Review Summary: The greatest generation indeed.
As somebody who always strives to expand my musical horizons, I find it to be rather intruiging that pop-punk still speaks to me the most lyrically. There’s just no denying it. When done right, the genre is able to resurrect the best days of my life and I’m even able to live them all over again. Obviously not all bands in the genre possess the talent to write such substantial songs, but in recent years several new acts have been carrying the torch so to speak for the world of pop-punk. Of these bands, The Wonder Years always seem to be ahead of the pack. So it’s not a huge surprise that their newest effort The Greatest Generation
finds them evolving into their most primal form yet. Their lyrics have always been one of their greatest attributes, but for the first time in the band’s career, their exceptional lyrics and musicianship go hand in hand.
Although The Greatest Generation
contains many of the honest, energetic pop-punk tunes The Wonder Years are known for, it also has some tracks couldn’t have possibly been on their last album. A big part of this is due to the welcome improvement in the vocal work of Dan ‘Soupy’ Campbell. He still utilizes many of his harsher vocals that we’ve come to known and love, but his voice is also more crisp and accessible than I ever thought possible. ‘The Devil in My Bloodstream’ begins as a piano ballad with what could easily be his most poignant performances to date. It’s accompanied by the gentle guest vocals of singer-songwriter Laura Stevenson and the two make for a nice little duet before the song picks up the pace into an angry full-fledged punker. It’s like the perfect combinatation of sweet and sour as it captures Soupy’s ability to blend emotion with brutal honesty. However, it’s certainly not the only song that marks an improvement in his voice; how many songs are there again? You get the idea. It’s more than just his softer clean singing that stands out though, as he also lays down some of his angriest vocals to date on songs like ‘The Bastards, The Vultures, The Wolves’ or the lyrical powerhouse ‘Passing Through A Screendoor.’
To add even more flavor to the mix, the instrumentation throughout The Greatest Generation is top-notch.

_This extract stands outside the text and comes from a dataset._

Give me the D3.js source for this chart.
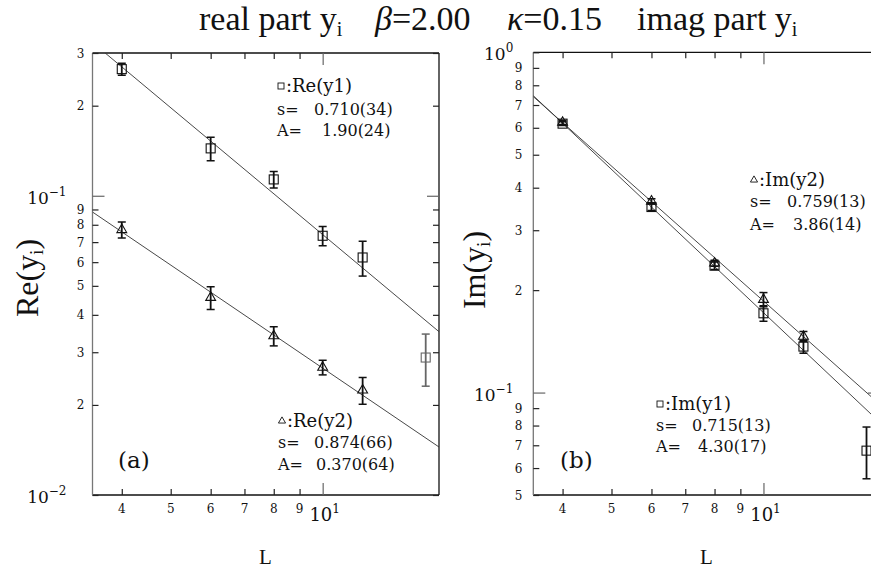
<!DOCTYPE html>
<html><head><meta charset="utf-8">
<script src="https://cdn.jsdelivr.net/npm/d3@7"></script>
<style>body{margin:0;background:#fff}</style>
</head><body><svg id="c" width="871" height="569"></svg>
<script>
// ---------------- data ----------------
const sizesL = [4, 6, 8, 10, 12, 16];
const reY1 = [0.265, 0.144, 0.1134, 0.0735, 0.0622, 0.0288];
const reY1Err = [0.012, 0.013, 0.0072, 0.0054, 0.0083, 0.0057];
const reY2 = [0.077, 0.0457, 0.034, 0.0267, 0.0224];
const reY2Err = [0.0047, 0.004, 0.0025, 0.0015, 0.0023];
const imY1 = [0.617, 0.351, 0.236, 0.171, 0.1365, 0.0675];
const imY1Err = [0.008, 0.008, 0.006, 0.009, 0.006, 0.0117];
const imY2 = [0.622, 0.365, 0.240, 0.1877, 0.1462];
const imY2Err = [0.008, 0.006, 0.005, 0.009, 0.005];

const fitNames = ["Re(y1)", "Re(y2)", "Im(y1)", "Im(y2)"];
const fitS = [0.710, 0.874, 0.715, 0.759];
const fitA = [1.90, 0.370, 4.30, 3.86];
const fitSText = ["0.710(34)", "0.874(66)", "0.715(13)", "0.759(13)"];
const fitAText = ["1.90(24)", "0.370(64)", "4.30(17)", "3.86(14)"];

const xDomain = [3.5, 17];
const xTicks = [4, 5, 6, 7, 8, 9, 10];
const xTickLabels = ["4", "5", "6", "7", "8", "9", "10^1"];
const leftYDomain = [0.01, 0.3];
const leftYTicks = [0.01, 0.02, 0.03, 0.04, 0.05, 0.06, 0.07, 0.08, 0.09, 0.1, 0.2, 0.3];
const leftYTickLabels = ["10^-2", "2", "3", "4", "5", "6", "7", "8", "9", "10^-1", "2", "3"];
const rightYDomain = [0.05, 1];
const rightYTicks = [0.05, 0.06, 0.07, 0.08, 0.09, 0.1, 0.2, 0.3, 0.4, 0.5, 0.6, 0.7, 0.8, 0.9, 1];
const rightYTickLabels = ["5", "6", "7", "8", "9", "10^-1", "2", "3", "4", "5", "6", "7", "8", "9", "10^0"];

// ---------------- drawing ----------------
const svg = d3.select("#c");
const SERIF = "'Liberation Serif', 'Times New Roman', serif";
const SERIF2 = "'DejaVu Serif', serif";
const BOTTOM = 495, PW = 346.5;

// title
const title = svg.append("g").attr("font-family", SERIF).attr("font-size", 34).attr("fill", "#111");
function tWithSub(x, main, sub) {
  const t = title.append("text").attr("x", x).attr("y", 30);
  t.append("tspan").text(main);
  t.append("tspan").attr("font-size", 20).attr("dy", 6).text(sub);
}
tWithSub(199, "real part y", "i");
{
  const t = title.append("text").attr("x", 375).attr("y", 30);
  t.append("tspan").attr("font-style", "italic").text("β");
  t.append("tspan").text("=2.00");
  const t2 = title.append("text").attr("x", 507).attr("y", 30);
  t2.append("tspan").attr("font-style", "italic").text("κ");
  t2.append("tspan").text("=0.15");
}
tWithSub(637, "imag part y", "i");

function decadeLabel(g, x, y, exp, anchor, big) {
  const t = g.append("text").attr("x", x).attr("y", y).attr("text-anchor", anchor)
    .attr("font-family", SERIF2).attr("fill", "#111");
  t.append("tspan").attr("font-size", big).text("10");
  t.append("tspan").attr("font-size", 12).attr("dy", -8).text(exp.replace("-", "−"));
}

function drawPanel(p) {
  const g = svg.append("g");
  const x = d3.scaleLog().domain(xDomain).range([p.x0, p.x0 + PW]);
  const y = d3.scaleLog().domain(p.yDom).range([BOTTOM, p.top]);
  const x1 = p.x0 + PW;

  const clipId = "clip" + p.id;
  svg.append("clipPath").attr("id", clipId).append("rect")
    .attr("x", p.x0).attr("y", p.top).attr("width", PW).attr("height", BOTTOM - p.top);

  // frame
  g.append("line").attr("x1", p.x0).attr("x2", x1).attr("y1", p.top).attr("y2", p.top).attr("stroke", "#111").attr("stroke-width", 1.3);
  g.append("line").attr("x1", p.x0).attr("x2", x1).attr("y1", BOTTOM).attr("y2", BOTTOM).attr("stroke", "#111").attr("stroke-width", 1.3);
  g.append("line").attr("x1", p.x0).attr("x2", p.x0).attr("y1", p.top).attr("y2", BOTTOM).attr("stroke", "#777").attr("stroke-width", 1.3);
  g.append("line").attr("x1", x1).attr("x2", x1).attr("y1", p.top).attr("y2", BOTTOM).attr("stroke", "#111").attr("stroke-width", 1.3);

  const styleAxis = (sel, longVal, longLen) => {
    sel.select(".domain").remove();
    sel.selectAll(".tick line").attr("stroke", "#222").attr("stroke-width", 1.2);
    sel.selectAll(".tick").filter(d => d === longVal).select("line").each(function () {
      const l = d3.select(this);
      if (l.attr("x2") !== null && +l.attr("x2") !== 0) l.attr("x2", longLen * Math.sign(+l.attr("x2")));
      if (l.attr("y2") !== null && +l.attr("y2") !== 0) l.attr("y2", longLen * Math.sign(+l.attr("y2")));
    }).attr("stroke", "#666");
    sel.selectAll(".tick text").remove();
  };
  g.append("g").attr("transform", `translate(0,${BOTTOM})`)
    .call(d3.axisBottom(x).tickValues(xTicks).tickSize(-6).tickSizeOuter(0))
    .call(s => styleAxis(s, 10, 12));
  g.append("g").attr("transform", `translate(0,${p.top})`)
    .call(d3.axisTop(x).tickValues(xTicks).tickSize(-6).tickSizeOuter(0))
    .call(s => styleAxis(s, 10, 12));
  g.append("g").attr("transform", `translate(${p.x0},0)`)
    .call(d3.axisLeft(y).tickValues(p.yTicks).tickSize(-6).tickSizeOuter(0))
    .call(s => styleAxis(s, 0.1, 12));
  g.append("g").attr("transform", `translate(${x1},0)`)
    .call(d3.axisRight(y).tickValues(p.yTicks).tickSize(-6).tickSizeOuter(0))
    .call(s => styleAxis(s, 0.1, 12));

  // x tick labels
  xTicks.forEach((v, i) => {
    const lab = xTickLabels[i];
    if (lab.startsWith("10^")) {
      decadeLabel(g, x(v) + 2, 521, lab.slice(3), "middle", 18);
    } else {
      g.append("text").attr("x", x(v)).attr("y", 513).attr("text-anchor", "middle")
        .attr("font-family", SERIF2).attr("font-size", 12).attr("fill", "#111").text(lab);
    }
  });
  // y tick labels
  p.yTicks.forEach((v, i) => {
    const lab = p.yLabels[i];
    if (lab.startsWith("10^")) {
      decadeLabel(g, p.x0 - p.decOff, y(v) + 8, lab.slice(3), "end", 17);
    } else {
      g.append("text").attr("x", p.x0 - p.digOff).attr("y", y(v) + 4.5).attr("text-anchor", "end")
        .attr("font-family", SERIF2).attr("font-size", 12).attr("fill", "#111").text(lab);
    }
  });

  // fit lines  y = A * L^(-1/s)
  const line = d3.line().x(d => x(d[0])).y(d => y(d[1]));
  p.fits.forEach(k => {
    const pts = xDomain.map(L => [L, fitA[k] * Math.pow(L, -1 / fitS[k])]);
    g.append("path").attr("d", line(pts)).attr("fill", "none").attr("stroke", "#333")
      .attr("stroke-width", 0.9).attr("clip-path", `url(#${clipId})`);
  });

  // series
  p.series.forEach(s => {
    const sg = g.append("g").attr("clip-path", `url(#${clipId})`);
    s.vals.forEach((v, i) => {
      const L = sizesL[i], e = s.errs[i];
      const col = s.grayLast && i === s.vals.length - 1 ? "#666" : "#111";
      const cx = x(L);
      const yt = y(v + e), yb = y(v - e);
      sg.append("line").attr("x1", cx).attr("x2", cx).attr("y1", yt).attr("y2", yb).attr("stroke", col).attr("stroke-width", 1.8);
      sg.append("line").attr("x1", cx - 4).attr("x2", cx + 4).attr("y1", yt).attr("y2", yt).attr("stroke", col).attr("stroke-width", 1.5);
      sg.append("line").attr("x1", cx - 4).attr("x2", cx + 4).attr("y1", yb).attr("y2", yb).attr("stroke", col).attr("stroke-width", 1.5);
      if (s.shape === "square") {
        sg.append("rect").attr("x", cx - 4.5).attr("y", y(v) - 4.5).attr("width", 9).attr("height", 9)
          .attr("fill", "none").attr("stroke", col).attr("stroke-width", 1.1);
      } else {
        sg.append("path").attr("d", d3.symbol(d3.symbolTriangle, 42)()).attr("transform", `translate(${cx},${y(v)})`)
          .attr("fill", "none").attr("stroke", col).attr("stroke-width", 1.1);
      }
    });
  });

  // legends
  p.legends.forEach(lg => {
    const k = lg.k;
    const lgG = g.append("g").attr("font-family", SERIF2).attr("fill", "#111");
    if (lg.shape === "square") {
      lgG.append("rect").attr("x", lg.x + 1).attr("y", lg.y0 - 9).attr("width", 6).attr("height", 6)
        .attr("fill", "none").attr("stroke", "#111").attr("stroke-width", 0.9);
    } else {
      lgG.append("path").attr("d", d3.symbol(d3.symbolTriangle, 22)()).attr("transform", `translate(${lg.x + 4},${lg.y0 - 6})`)
        .attr("fill", "none").attr("stroke", "#111").attr("stroke-width", 0.9);
    }
    lgG.append("text").attr("x", lg.x + 9).attr("y", lg.y0).attr("font-size", 18).text(":" + fitNames[k]);
    lgG.append("text").attr("x", lg.x).attr("y", lg.y1).attr("font-size", 16).text("s=");
    lgG.append("text").attr("x", lg.xs).attr("y", lg.y1).attr("font-size", 16).text(fitSText[k]);
    lgG.append("text").attr("x", lg.x).attr("y", lg.y2).attr("font-size", 16).text("A=");
    lgG.append("text").attr("x", lg.xa).attr("y", lg.y2).attr("font-size", 16).text(fitAText[k]);
  });

  // panel tag
  g.append("text").attr("x", p.tagX).attr("y", 468).attr("font-family", SERIF2).attr("font-size", 23)
    .attr("fill", "#111").text(p.tag);

  // axis titles
  const yt = g.append("text").attr("transform", `translate(${p.ytX},${p.ytY}) rotate(-90)`).attr("text-anchor", "middle")
    .attr("font-family", SERIF).attr("font-size", 32).attr("fill", "#111");
  yt.append("tspan").text(p.yTitle + "(y");
  yt.append("tspan").attr("font-size", 19).attr("dy", 5).text("i");
  yt.append("tspan").attr("dy", -5).text(")");
  g.append("text").attr("x", p.x0 + 173).attr("y", 564).attr("text-anchor", "middle")
    .attr("font-family", SERIF).attr("font-size", 21).attr("fill", "#111").text("L");
}

drawPanel({
  id: "a", x0: 92.5, top: 53, yDom: leftYDomain, yTicks: leftYTicks, yLabels: leftYTickLabels,
  digOff: 8, decOff: 26, fits: [0, 1], tag: "(a)", tagX: 118, ytX: 38, ytY: 278, yTitle: "Re",
  series: [
    { vals: reY1, errs: reY1Err, shape: "square", grayLast: true },
    { vals: reY2, errs: reY2Err, shape: "triangle" }
  ],
  legends: [
    { k: 0, shape: "square", x: 277, y0: 92, y1: 115, y2: 136, xs: 314, xa: 322 },
    { k: 1, shape: "triangle", x: 278, y0: 427, y1: 448, y2: 470, xs: 314, xa: 316 }
  ]
});
drawPanel({
  id: "b", x0: 533.3, top: 52.3, yDom: rightYDomain, yTicks: rightYTicks, yLabels: rightYTickLabels,
  digOff: 11, decOff: 20, fits: [2, 3], tag: "(b)", tagX: 560, ytX: 485, ytY: 270, yTitle: "Im",
  series: [
    { vals: imY1, errs: imY1Err, shape: "square" },
    { vals: imY2, errs: imY2Err, shape: "triangle" }
  ],
  legends: [
    { k: 3, shape: "triangle", x: 750, y0: 186, y1: 207, y2: 230, xs: 787, xa: 793 },
    { k: 2, shape: "square", x: 656, y0: 410, y1: 431, y2: 452, xs: 692, xa: 698 }
  ]
});
</script>
</body></html>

The opening track ‘There, There’ is one of the most upbeat tracks they’ve ever done, partly thanks to the bouncy guitars that sound very reminiscent of The Gaslight Anthem. The lyrics have always been a step ahead of the instrumentation, but the band lay that issue to rest on the opening track as the jangly guitar-work actually steals the show at times. ‘Cul-de-sac” and ‘Chaser’ are also infused with punchy guitars that accompany Soupy’s powerful pipes. It’s not that the instrumentation was bad on their last album, but there’s just a lot more going on musically this time around and the guitars possess a new abundance of life.
Before hearing this album, I already knew the lyrics would be hard-hitting. The reason is simple – Soupy doesn’t sugarcoat anything when he puts his pen to paper. Over the course of their last few albums he’s been nothing but upfront and even painfully honest about his thoughts on topics such as death, religion, and life itself. Rarely does he spend his time singing about girls like many of his peers but instead we are given lyrics like The memories of those years seem dimly lit like I never replaced a light bulb
and I bet I’d be a ***ing coward, I bet I’d never have the guts for war.

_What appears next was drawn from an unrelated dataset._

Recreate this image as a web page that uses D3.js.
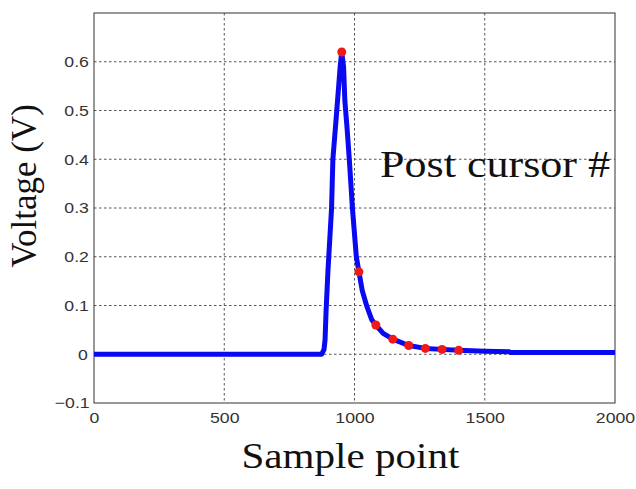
<!DOCTYPE html>
<html>
<head>
<meta charset="utf-8">
<script src="https://cdn.jsdelivr.net/npm/d3@7"></script>
<style>
  body { margin: 0; background: #fff; }
  .tick text { transform-box: fill-box; transform-origin: center; transform: scaleX(1.18); }
</style>
</head>
<body>
<div id="chart"></div>
<script>
// pulse response samples (sample index, volts)
const sampleX = [0, 874, 883, 887, 891, 898, 912, 917, 932, 945, 951, 958, 963, 972, 980, 992, 1007, 1017, 1030, 1047, 1066, 1082, 1110, 1147, 1208, 1272, 1336, 1400, 1500, 1595, 1600, 2000]
const voltage = [0, 0, 0.01, 0.03, 0.09, 0.17, 0.30, 0.40, 0.50, 0.59, 0.62, 0.59, 0.52, 0.46, 0.40, 0.30, 0.20, 0.169, 0.13, 0.099, 0.071, 0.060, 0.043, 0.031, 0.018, 0.012, 0.010, 0.008, 0.006, 0.005, 0.0035, 0.0035]

// main cursor + post cursor taps
const cursorX = [951, 1017, 1082, 1147, 1208, 1272, 1336, 1400]
const cursorV = [0.62, 0.169, 0.060, 0.031, 0.018, 0.012, 0.010, 0.008]

const xTicks = [0, 500, 1000, 1500, 2000]
const yTicks = [-0.1, 0, 0.1, 0.2, 0.3, 0.4, 0.5, 0.6]

var margin = { top: 13, right: 21, bottom: 86, left: 94 }
let width = 636 - margin.left - margin.right
let height = 489 - margin.top - margin.bottom

var svg = d3.select("#chart")
  .append("svg")
  .attr("width", 636)
  .attr("height", 489)
  .append("g")
  .attr("transform", "translate(" + margin.left + "," + margin.top + ")")

var x = d3.scaleLinear().domain([0, 2000]).range([0, width])
var y = d3.scaleLinear().domain([-0.1, 0.7]).range([height, 0])

// grid (dotted, matlab style)
svg.append("g")
  .selectAll("line")
  .data(xTicks.slice(1, -1))
  .enter().append("line")
  .attr("x1", d => x(d)).attr("x2", d => x(d))
  .attr("y1", 0).attr("y2", height)
  .attr("stroke", "#555").attr("stroke-width", 1)
  .attr("stroke-dasharray", "2.5,2.5")

svg.append("g")
  .selectAll("line")
  .data(yTicks.slice(1))
  .enter().append("line")
  .attr("x1", 0).attr("x2", width)
  .attr("y1", d => y(d)).attr("y2", d => y(d))
  .attr("stroke", "#555").attr("stroke-width", 1)
  .attr("stroke-dasharray", "2.5,2.5")

// axes
const xAxis = svg.append("g")
  .attr("transform", "translate(0," + height + ")")
  .call(d3.axisBottom(x).tickValues(xTicks).tickSize(0).tickPadding(9).tickFormat(d3.format("d")))
const yAxis = svg.append("g")
  .call(d3.axisLeft(y).tickValues(yTicks).tickSize(0).tickPadding(7).tickFormat(d => d === 0 ? "0" : d3.format(".1f")(d)))

;[xAxis, yAxis].forEach(a => {
  a.select(".domain").remove()
  a.selectAll("text")
    .attr("font-family", "Liberation Sans, Arial, sans-serif")
    .attr("font-size", "15px")
    .attr("fill", "#333")
})

// frame
svg.append("rect")
  .attr("width", width).attr("height", height)
  .attr("fill", "none").attr("stroke", "#333").attr("stroke-width", 1)

// response curve
const pts = sampleX.map((s, i) => [s, voltage[i]])
svg.append("path")
  .datum(pts)
  .attr("fill", "none")
  .attr("stroke", "#0a0af0")
  .attr("stroke-width", 5)
  .attr("stroke-linejoin", "round")
  .attr("d", d3.line().x(d => x(d[0])).y(d => y(d[1])))

// cursor dots
svg.selectAll(".dot")
  .data(cursorX)
  .enter().append("circle")
  .attr("class", "dot")
  .attr("cx", d => x(d))
  .attr("cy", (d, i) => y(cursorV[i]))
  .attr("r", 4.5)
  .attr("fill", "#f01818")

// labels
svg.append("text")
  .attr("x", 286).attr("y", 164)
  .attr("font-family", "Liberation Serif, Times New Roman, serif")
  .attr("font-size", "38px")
  .attr("textLength", 230).attr("lengthAdjust", "spacingAndGlyphs")
  .attr("fill", "#111")
  .text("Post cursor #")

svg.append("text")
  .attr("x", width / 2 - 4).attr("y", 455)
  .attr("text-anchor", "middle")
  .attr("font-family", "Liberation Serif, Times New Roman, serif")
  .attr("font-size", "36px")
  .attr("textLength", 218).attr("lengthAdjust", "spacingAndGlyphs")
  .attr("fill", "#111")
  .text("Sample point")

svg.append("text")
  .attr("transform", "translate(" + (-58) + "," + 173 + ") rotate(-90)")
  .attr("text-anchor", "middle")
  .attr("font-family", "Liberation Serif, Times New Roman, serif")
  .attr("font-size", "35px")
  .attr("fill", "#111")
  .text("Voltage (V)")
</script>
</body>
</html>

It’s apparent this isn’t just another pop-punk band aimed at high school kids -if anything, it’s catered for a much older audience. The lyrics are about figuring out what to do with your life when you find yourself growing older but not necessarily moving forward. They also deal with facing lifes greatest struggles such as failure or even death. In the upbeat but emotional ’Dismantling Summer’ Soupy mourns over the sickness of his Great Grandfather and his guilt following his passing as he sings If I'm in an airport and you’re in a hospital bed, what kind of man does that make me?
It makes the song as impacting as it is catchy and anybody who has ever lost someody close to them can find shelter in its meaningful lyrics.

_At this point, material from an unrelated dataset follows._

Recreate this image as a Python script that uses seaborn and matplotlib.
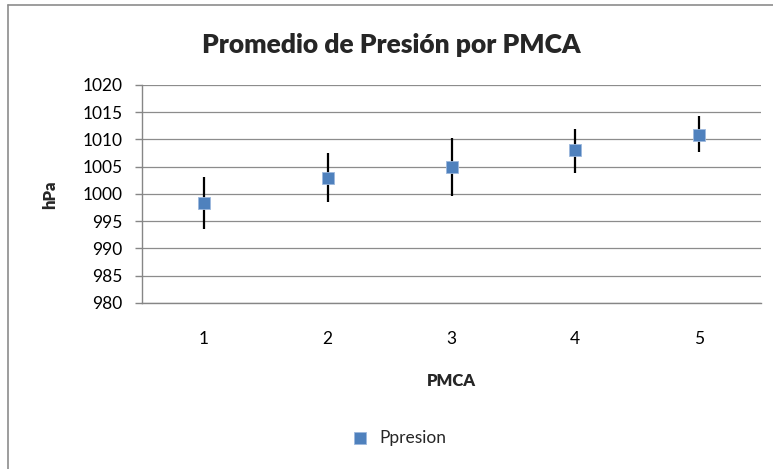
import matplotlib
matplotlib.use("Agg")
import matplotlib.pyplot as plt
import seaborn as sns
import pandas as pd
from matplotlib.lines import Line2D

# data
pmca = [1, 2, 3, 4, 5]
ppresion = [998.4, 1003.0, 1004.9, 1008.0, 1010.9]
err_low = [4.8, 4.5, 5.3, 4.1, 3.2]
err_high = [4.7, 4.5, 5.4, 3.9, 3.4]

df = pd.DataFrame({"PMCA": pmca, "Ppresion": ppresion})

sns.set_theme(style="white")
plt.rcParams["font.family"] = ["Lato", "DejaVu Sans"]

fig = plt.figure(figsize=(7.73, 4.69), dpi=100)
ax = fig.add_axes([0.1837, 0.354, 0.8008, 0.4648])

ax.errorbar(df["PMCA"], df["Ppresion"], yerr=[err_low, err_high],
            fmt="none", ecolor="black", elinewidth=1.6, capsize=0, zorder=2)
sns.scatterplot(data=df, x="PMCA", y="Ppresion", marker="s", s=85,
                color="#4F81BD", edgecolor="#9DB9DE", linewidth=0.6,
                ax=ax, zorder=3, label="Ppresion")

ax.set_xlim(0.5, 5.5)
ax.set_ylim(980, 1020)
ax.set_yticks(range(980, 1021, 5))
ax.set_xticks(pmca)
ax.set_xticks([0.5, 1.5, 2.5, 3.5, 4.5, 5.5], minor=True)
ax.tick_params(axis="x", which="major", length=0, labelsize=12.5, pad=20, colors="black")
ax.tick_params(axis="x", which="minor", length=5, width=1, color="#868686", direction="out")
ax.tick_params(axis="y", length=5, width=1, color="#868686", direction="out",
               labelsize=12.5, pad=9, left=True, labelcolor="black")
ax.grid(axis="y", color="#8c8c8c", linewidth=0.9)
ax.set_axisbelow(True)
for side in ["top", "right"]:
    ax.spines[side].set_visible(False)
for side in ["left", "bottom"]:
    ax.spines[side].set_color("#868686")
    ax.spines[side].set_linewidth(1)

ax.set_xlabel("PMCA", fontsize=12, fontweight="heavy", va="center")
ax.xaxis.set_label_coords(0.5, -0.358)
ax.set_ylabel("hPa", fontsize=12, fontweight="heavy", va="center")
ax.yaxis.set_label_coords(-0.149, 0.495)
fig.text(0.506, 0.904, "Promedio de Presión por PMCA", ha="center", va="center",
         fontsize=19, fontweight="heavy")

ax.legend(loc="center", bbox_to_anchor=(0.51, 0.066), bbox_transform=fig.transFigure,
          frameon=False, fontsize=12.5, handletextpad=0.1, markerscale=0.95)

# chart-area border (only top and left visible in the reference)
fig.lines.append(Line2D([8 / 773, 1.0], [1 - 5 / 469, 1 - 5 / 469], transform=fig.transFigure,
                        color="#8c8c8c", linewidth=1.2))
fig.lines.append(Line2D([8 / 773, 8 / 773], [0.0, 1 - 5 / 469], transform=fig.transFigure,
                        color="#8c8c8c", linewidth=1.2))

fig.savefig("out.png", dpi=100)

Much like The Wonder Year’s last two albums, The Greatest Generation
is full of recurring themes and this time they all intersect in the phenomenal album closer ‘I Just Want To Sell Out My Funeral.’ Although it’s a brand new track with its own unique lyrics and chorus, it also seamlessly mixes in giant hooks that we already heard throughout the album. It may sound lazy to just throw in some sections from various songs on the album, but they do it with such conviction that it feels nothing like treading familiar water. If anything, it’s an exciting way to relive some of the best parts of the album in under eight minutes. They don’t just throw in the same recording’s for the vocals however, as Soupy sounds more passionate than the rest of the album in what could easily be the best track of the band’s career. It’s risky to make a pop-punk track that clocks in over 7 minutes, (let alone over 5) but The Wonder Year’s hard work and dedication has more than paid off with their newest album. I don’t see anything topping it anytime soon, at least not in the pop-punk spectrum. It challenges the limits of the genre and really does makes me proud to be a member of this generation, but most importantly, it makes me feel young again.